Taiwan rejects WHO chief’s allegations of responsibility for racist attacks
Taiwanese officials on Thursday strongly denied allegations from World Health Organization Director-General Tedros Adhanom Ghebreyesus that it was linked to a racist smear campaign against him.
Tedros, a former Ethiopian health and foreign minister who is the WHO’s first African head, said at a Wednesday press briefing in Geneva that Taiwan’s foreign ministry was responsible for threats and racist abuse he has received in recent months.
“This attack came from Taiwan,” Tedros said Wednesday, claiming the country’s diplomats had been aware of the attacks and failed to dissociate themselves from them, according to The Associated Press. “They even started criticizing me in the middle of all those insults and slurs. I say it today because it’s enough.”
In a statement, the Taiwanese foreign ministry registered “strong dissatisfaction and a high degree of regret” with the comment, calling on Tedros to “immediately correct his unfounded allegations, immediately clarify, and apologize to our country.”

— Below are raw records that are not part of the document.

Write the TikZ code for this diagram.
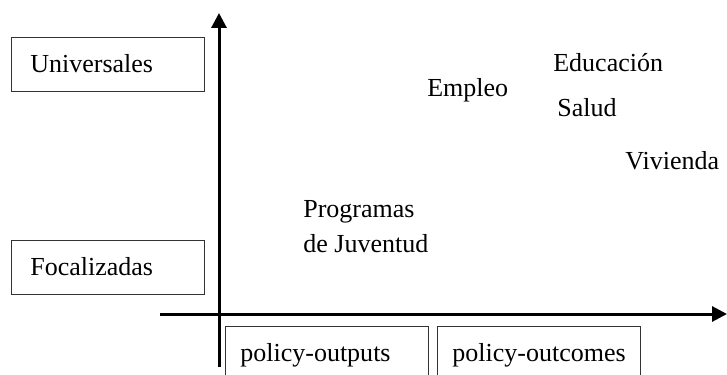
\documentclass[tikz,border=0pt]{standalone}
\usepackage{fontspec}
\setmainfont{Liberation Serif}
\usetikzlibrary{arrows, arrows.meta}
\usetikzlibrary{positioning}
\usetikzlibrary{calc}

\tikzset{
	catbox/.style={draw=black!80, line width=0.4pt, minimum height=1.08cm, text height=0.40cm, text depth=0.08cm, align=left, anchor=north west},
	axis/.style={line width=0.06cm, -{Triangle[length=0.3cm,width=0.3cm]}},
	lbl/.style={anchor=base west, inner sep=0pt}
}

\begin{document}
\begin{tikzpicture}[x=0.02cm, y=-0.02cm, font=\fontsize{14.8pt}{17.4pt}\selectfont]
				\useasboundingbox (0,0) rectangle (727,375);
				
				% axes
				\coordinate (ybot) at (219,367);
				\coordinate (ytop) at (219,13);
				\coordinate (xleft) at (160,314);
				\coordinate (xright) at (727,314);
				\draw[axis] (ybot) -- (ytop);
				\draw[axis] (xleft) -- (xright);
				
				% boxes on the left
				\node[catbox, text width=3.1cm, inner xsep=0.38cm] (univ) at (11,37) {Universales};
				\node[catbox, text width=3.1cm, inner xsep=0.38cm] (focal) at (11,240) {Focalizadas};
				
				% boxes below
				\node[catbox, text width=3.46cm, inner xsep=0.3cm] (outputs) at (225,326) {\mbox{policy-outputs}};
				\node[catbox, text width=3.46cm, inner xsep=0.3cm] (outcomes) at (437,326) {\mbox{policy-outcomes}};
				
				% policies
				\node[lbl] (empleo) at (427,97) {Empleo};
				\node[lbl] (educacion) at (553,72) {Educación};
				\node[lbl] (salud) at (557,116) {Salud};
				\node[lbl] (vivienda) at (625,170) {Vivienda};
				\node[lbl, align=left, font=\fontsize{14.8pt}{19.4pt}\selectfont] (juventud) at (303,252) {Programas\\de Juventud};
			\end{tikzpicture}
\end{document}
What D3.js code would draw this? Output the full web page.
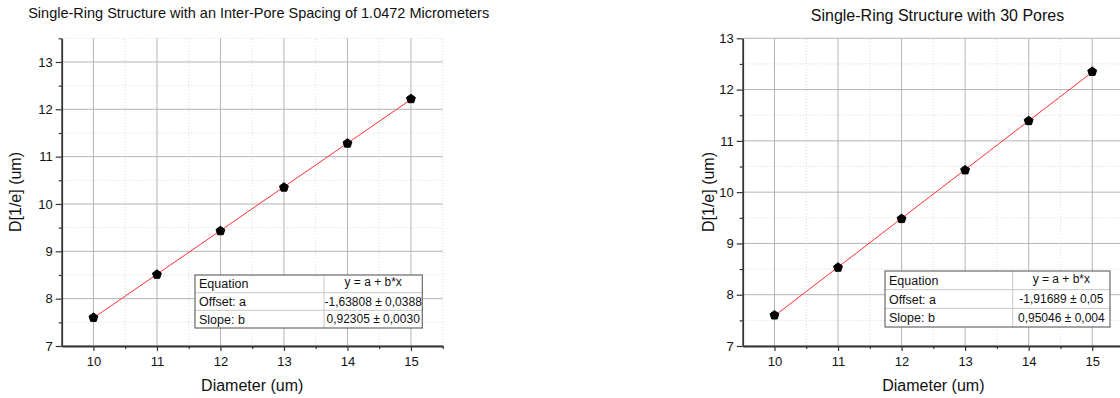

President Tsai Ing-wen said in a statement on Facebook that Taiwan does not condone racist attacks while also criticizing the WHO’s exclusion of Taiwan in response to demands from China, which considers the island a breakaway province.
“If Director-General Tedros could withstand pressure from China and come to Taiwan to see Taiwan’s efforts to fight COVID-19 for himself, he would be able to see that the Taiwanese people are the true victims of unfair treatment,” she wrote. “I believe that the WHO will only truly be complete if Taiwan is included.”
Tedros has been a vocal backer of the Chinese government’s claims to have transparently handled the coronavirus outbreak, believed to have originated in a wet market in Hubei province. Chinese foreign ministry spokesman Zhao Lijian on Thursday did not comment on Tedros’s allegations but said that China hoped that Taiwanese authorities “will not politicize the epidemic situation or engage in political manipulation.”
Taiwan, while barred from the United Nations and stripped of observer status at the WHO’s World Health Assembly, has had one of the least deadly outbreaks of COVID-19, with 379 reported cases and five confirmed deaths, according to the AP.